Pendant ce temps, en Corée, l'attaque contre l'État Song incita le royaume de Goryeo à envoyer une ambassade de soumission aux Jin en 1126 - l'alternative aurait certainement été une conquête totale par l'État Jin. Lorsque, l'année suivante, les Song vaincus demandèrent à Goryeo de les aider à récupérer leur famille royale, le roi Injong de Goryeo refusa poliment. Les Jin étaient la nouvelle puissance de la région et il était clair qu'il ne fallait pas jouer avec eux.
Le gouvernement
La capitale des Jin se trouvait à Shangjing (aujourd'hui Harbin), mais en 1153, elle fut déplacée à Yanjing (aujourd'hui Pékin) à la suite de la prise de contrôle du territoire des Liao. Tout comme de nombreux États limitrophes de la Chine, les Jin adoptèrent de nombreuses pratiques politiques et culturelles chinoises. La Chine avait toujours été considérée comme le grand État civilisé de l'Asie orientale, et ses méthodes d'administration et de bureaucratie étaient suffisamment efficaces pour être copiées par des États plus récents comme les Jin. Les Jürchen adoptèrent également des caractères d'écriture similaires à ceux du chinois, bien que la langue Jürchen elle-même n'ait pas encore été déchiffrée. Il y a cependant des choses qu'ils ne copièrent pas, et l'une d'entre elles était la révérence confucéenne pour l'administration.
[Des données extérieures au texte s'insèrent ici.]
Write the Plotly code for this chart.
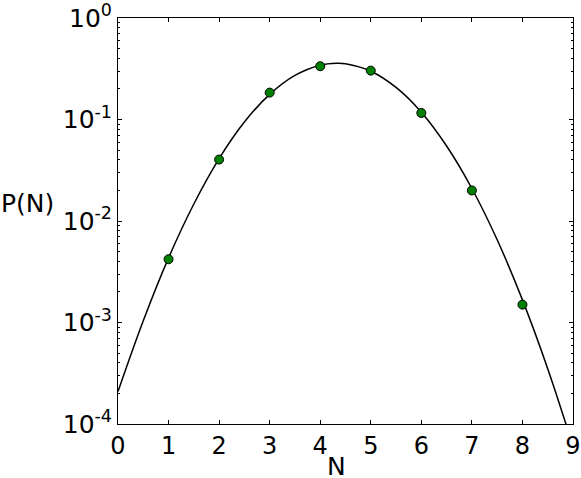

Les souverains Jin n'hésitaient pas à flageller publiquement les hauts fonctionnaires corrompus ou ineptes, un traitement inédit dans l'administration chinoise.
Culture
L'adoption des coutumes chinoises ne fut pas acceptée par tous. Il restait d'irréductibles tribus Jürchen qui souhaitaient préserver leur propre culture, ce qui provoqua un conflit entre les deux camps des pro-chinois et des traditionalistes. En 1161, les opposants à la sinisation firent preuve d'audace et assassinèrent l'empereur Jin, Hailingwang. Son successeur, l'empereur Shizong, fut contraint d'apaiser les partisans de la ligne dure en encourageant l'utilisation de la langue jürchen au détriment du chinois. Shizong encouragea les écoles de langue jürchen, veilla à ce que les textes chinois soient traduits et à ce que les examens de la fonction publique se fassent en jürchen. Les arts encouragèrent également la culture jürchen, en particulier la chasse. Des scènes d'hommes avec des faucons chassant des oies et des cygnes étaient représentées dans des peintures, sur des textiles tissés et dans des sculptures en jade. Pourtant, à la fin du XIIe siècle, les souverains Jin se considéraient comme les héritiers de la culture chinoise, maintenant qu'ils avaient occupé un tiers des terres de la Chine.
Effondrement
Les tribus nomades mongoles, rassemblées sous la direction de Gengis Khan (r. de 1206 à 1227), attaquèrent et pillèrent à plusieurs reprises les États Xia et Jin au cours des trois premières décennies du XIIIe siècle. Les attaques eurent lieu en 1205 et 1209, puis, en 1211, les Mongols intensifièrent leur invasion et entrèrent dans le territoire Jin avec deux armées de 50 000 hommes chacune. Les Jürchen furent en mesure d'aligner 300 000 fantassins et 150 000 cavaliers, mais la tactique mongole prouva que le nombre ne faisait pas tout. Gengis Kahn saccageait sauvagement une ville et battait ensuite en retraite pour que les Jin puissent la reprendre, mais ils devaient alors faire face au chaos. Cette tactique était même répétée plusieurs fois dans la même ville. Un fonctionnaire Jin, Yuan Haowen (1190-1257), écrivit le poème suivant pour décrire la dévastation de l'invasion mongole:
Des os blancs éparpillés
comme du chanvre enchevêtré,
combien de temps avant que le mûrier et le catalpa
ne se transforment en sables de dragon?
Je sais seulement qu'au nord de la rivière
il n'y a pas de vie:
des maisons en ruine, de la fumée de cheminée éparse
de quelques maisons.
(in Ebrey, 237)
Les Jin ne furent pas non plus aidés par leurs propres problèmes internes. Outre la corruption chronique qui vidait les caisses de l'État et les catastrophes naturelles occasionnelles sous forme d'inondations, l'empereur Feidi fut assassiné en 1213 par un général Jin dont le candidat fut lui-même assassiné deux mois plus tard. Les souverains Jin furent contraints de se retirer vers le sud et de payer un tribut au Grand Khan, bien qu'ils en fussent probablement heureux, face à la dure alternative qui s'offrait à eux. Ce fut un répit, mais le pire était à venir, car les Mongols réattaquèrent en 1215. L'État Jin, qui n'était plus qu'une province, prit fin lorsqu'il ne put résister à une nouvelle invasion, envoyée cette fois par Ögedeï Khan, en 1234. Les nomades jürchen continuèrent à attaquer le nord de la Corée aux XIVe et XVe siècles. Puis, connus à cette époque sous le nom de Mandchous, ils conquirent la péninsule tout entière en 1636.